Goal of the exercise
Output all lines exactly, with nothing added or dropped.

Information shown
--------------------------------

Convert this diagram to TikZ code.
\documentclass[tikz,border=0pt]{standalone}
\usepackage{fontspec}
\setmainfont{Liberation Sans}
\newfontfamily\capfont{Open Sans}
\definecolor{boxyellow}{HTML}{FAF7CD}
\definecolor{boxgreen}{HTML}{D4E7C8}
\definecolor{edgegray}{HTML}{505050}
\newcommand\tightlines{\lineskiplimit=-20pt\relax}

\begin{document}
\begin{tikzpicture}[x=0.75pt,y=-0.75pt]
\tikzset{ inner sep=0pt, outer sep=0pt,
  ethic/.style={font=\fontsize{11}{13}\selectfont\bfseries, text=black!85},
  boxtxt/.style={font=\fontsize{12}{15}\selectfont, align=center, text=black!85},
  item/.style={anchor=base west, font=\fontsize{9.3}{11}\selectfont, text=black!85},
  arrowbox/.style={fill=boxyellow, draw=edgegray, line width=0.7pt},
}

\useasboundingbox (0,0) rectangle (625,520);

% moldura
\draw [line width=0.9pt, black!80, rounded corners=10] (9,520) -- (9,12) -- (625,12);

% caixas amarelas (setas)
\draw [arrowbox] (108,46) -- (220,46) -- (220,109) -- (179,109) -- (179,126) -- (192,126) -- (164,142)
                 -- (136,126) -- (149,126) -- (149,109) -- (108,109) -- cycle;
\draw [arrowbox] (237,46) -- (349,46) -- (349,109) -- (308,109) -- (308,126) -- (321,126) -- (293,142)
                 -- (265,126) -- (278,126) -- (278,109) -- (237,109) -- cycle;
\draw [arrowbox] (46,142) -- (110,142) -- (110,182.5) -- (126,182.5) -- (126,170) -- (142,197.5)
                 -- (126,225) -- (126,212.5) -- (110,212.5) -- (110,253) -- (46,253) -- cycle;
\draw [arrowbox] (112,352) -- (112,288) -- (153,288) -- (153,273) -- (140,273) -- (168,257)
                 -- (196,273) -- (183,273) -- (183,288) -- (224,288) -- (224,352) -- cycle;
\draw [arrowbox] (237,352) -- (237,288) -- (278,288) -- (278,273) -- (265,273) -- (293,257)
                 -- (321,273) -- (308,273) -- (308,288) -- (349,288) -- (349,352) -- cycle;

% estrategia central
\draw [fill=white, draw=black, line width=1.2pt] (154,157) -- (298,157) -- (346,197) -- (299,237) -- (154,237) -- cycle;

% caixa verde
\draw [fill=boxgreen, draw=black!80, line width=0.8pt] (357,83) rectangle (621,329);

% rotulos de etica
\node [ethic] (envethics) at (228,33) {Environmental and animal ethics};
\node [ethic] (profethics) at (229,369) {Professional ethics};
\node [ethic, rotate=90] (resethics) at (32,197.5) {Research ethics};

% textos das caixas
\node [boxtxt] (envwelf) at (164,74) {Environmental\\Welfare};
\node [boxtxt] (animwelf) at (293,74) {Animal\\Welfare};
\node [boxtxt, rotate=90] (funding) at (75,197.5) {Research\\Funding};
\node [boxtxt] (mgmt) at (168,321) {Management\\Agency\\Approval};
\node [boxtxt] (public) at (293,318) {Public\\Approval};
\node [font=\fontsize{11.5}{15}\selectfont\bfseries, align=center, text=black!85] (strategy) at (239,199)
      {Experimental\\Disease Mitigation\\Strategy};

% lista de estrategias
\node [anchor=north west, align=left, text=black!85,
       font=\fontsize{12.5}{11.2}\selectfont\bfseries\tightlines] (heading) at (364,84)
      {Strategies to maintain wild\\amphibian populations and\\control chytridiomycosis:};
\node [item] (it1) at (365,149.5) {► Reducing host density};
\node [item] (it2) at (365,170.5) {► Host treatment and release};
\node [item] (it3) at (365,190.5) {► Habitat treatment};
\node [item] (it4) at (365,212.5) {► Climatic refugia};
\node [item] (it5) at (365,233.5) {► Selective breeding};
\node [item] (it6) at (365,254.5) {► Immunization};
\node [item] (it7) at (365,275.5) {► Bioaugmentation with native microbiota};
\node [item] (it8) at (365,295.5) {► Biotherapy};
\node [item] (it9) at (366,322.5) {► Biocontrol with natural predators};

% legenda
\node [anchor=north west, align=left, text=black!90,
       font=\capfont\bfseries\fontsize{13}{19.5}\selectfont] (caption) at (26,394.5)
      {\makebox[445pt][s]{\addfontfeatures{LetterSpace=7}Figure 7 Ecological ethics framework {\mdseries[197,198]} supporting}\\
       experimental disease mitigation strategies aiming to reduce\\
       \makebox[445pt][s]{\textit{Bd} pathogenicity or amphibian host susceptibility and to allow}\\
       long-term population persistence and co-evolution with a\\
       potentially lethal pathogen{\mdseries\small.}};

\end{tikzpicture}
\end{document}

--------------------------------

Response
Convert this diagram to TikZ code.
\documentclass[tikz,border=0pt]{standalone}
\usepackage{fontspec}
\setmainfont{Liberation Sans}
\newfontfamily\capfont{Open Sans}
\definecolor{boxyellow}{HTML}{FAF7CD}
\definecolor{boxgreen}{HTML}{D4E7C8}
\definecolor{edgegray}{HTML}{505050}
\newcommand\tightlines{\lineskiplimit=-20pt\relax}

\begin{document}
\begin{tikzpicture}[x=0.75pt,y=-0.75pt]
\tikzset{ inner sep=0pt, outer sep=0pt,
  ethic/.style={font=\fontsize{11}{13}\selectfont\bfseries, text=black!85},
  boxtxt/.style={font=\fontsize{12}{15}\selectfont, align=center, text=black!85},
  item/.style={anchor=base west, font=\fontsize{9.3}{11}\selectfont, text=black!85},
  arrowbox/.style={fill=boxyellow, draw=edgegray, line width=0.7pt},
}

\useasboundingbox (0,0) rectangle (625,520);

% moldura
\draw [line width=0.9pt, black!80, rounded corners=10] (9,520) -- (9,12) -- (625,12);

% caixas amarelas (setas)
\draw [arrowbox] (108,46) -- (220,46) -- (220,109) -- (179,109) -- (179,126) -- (192,126) -- (164,142)
                 -- (136,126) -- (149,126) -- (149,109) -- (108,109) -- cycle;
\draw [arrowbox] (237,46) -- (349,46) -- (349,109) -- (308,109) -- (308,126) -- (321,126) -- (293,142)
                 -- (265,126) -- (278,126) -- (278,109) -- (237,109) -- cycle;
\draw [arrowbox] (46,142) -- (110,142) -- (110,182.5) -- (126,182.5) -- (126,170) -- (142,197.5)
                 -- (126,225) -- (126,212.5) -- (110,212.5) -- (110,253) -- (46,253) -- cycle;
\draw [arrowbox] (112,352) -- (112,288) -- (153,288) -- (153,273) -- (140,273) -- (168,257)
                 -- (196,273) -- (183,273) -- (183,288) -- (224,288) -- (224,352) -- cycle;
\draw [arrowbox] (237,352) -- (237,288) -- (278,288) -- (278,273) -- (265,273) -- (293,257)
                 -- (321,273) -- (308,273) -- (308,288) -- (349,288) -- (349,352) -- cycle;

% estrategia central
\draw [fill=white, draw=black, line width=1.2pt] (154,157) -- (298,157) -- (346,197) -- (299,237) -- (154,237) -- cycle;

% caixa verde
\draw [fill=boxgreen, draw=black!80, line width=0.8pt] (357,83) rectangle (621,329);

% rotulos de etica
\node [ethic] (envethics) at (228,33) {Environmental and animal ethics};
\node [ethic] (profethics) at (229,369) {Professional ethics};
\node [ethic, rotate=90] (resethics) at (32,197.5) {Research ethics};

% textos das caixas
\node [boxtxt] (envwelf) at (164,74) {Environmental\\Welfare};
\node [boxtxt] (animwelf) at (293,74) {Animal\\Welfare};
\node [boxtxt, rotate=90] (funding) at (75,197.5) {Research\\Funding};
\node [boxtxt] (mgmt) at (168,321) {Management\\Agency\\Approval};
\node [boxtxt] (public) at (293,318) {Public\\Approval};
\node [font=\fontsize{11.5}{15}\selectfont\bfseries, align=center, text=black!85] (strategy) at (239,199)
      {Experimental\\Disease Mitigation\\Strategy};

% lista de estrategias
\node [anchor=north west, align=left, text=black!85,
       font=\fontsize{12.5}{11.2}\selectfont\bfseries\tightlines] (heading) at (364,84)
      {Strategies to maintain wild\\amphibian populations and\\control chytridiomycosis:};
\node [item] (it1) at (365,149.5) {► Reducing host density};
\node [item] (it2) at (365,170.5) {► Host treatment and release};
\node [item] (it3) at (365,190.5) {► Habitat treatment};
\node [item] (it4) at (365,212.5) {► Climatic refugia};
\node [item] (it5) at (365,233.5) {► Selective breeding};
\node [item] (it6) at (365,254.5) {► Immunization};
\node [item] (it7) at (365,275.5) {► Bioaugmentation with native microbiota};
\node [item] (it8) at (365,295.5) {► Biotherapy};
\node [item] (it9) at (366,322.5) {► Biocontrol with natural predators};

% legenda
\node [anchor=north west, align=left, text=black!90,
       font=\capfont\bfseries\fontsize{13}{19.5}\selectfont] (caption) at (26,394.5)
      {\makebox[445pt][s]{\addfontfeatures{LetterSpace=7}Figure 7 Ecological ethics framework {\mdseries[197,198]} supporting}\\
       experimental disease mitigation strategies aiming to reduce\\
       \makebox[445pt][s]{\textit{Bd} pathogenicity or amphibian host susceptibility and to allow}\\
       long-term population persistence and co-evolution with a\\
       potentially lethal pathogen{\mdseries\small.}};

\end{tikzpicture}
\end{document}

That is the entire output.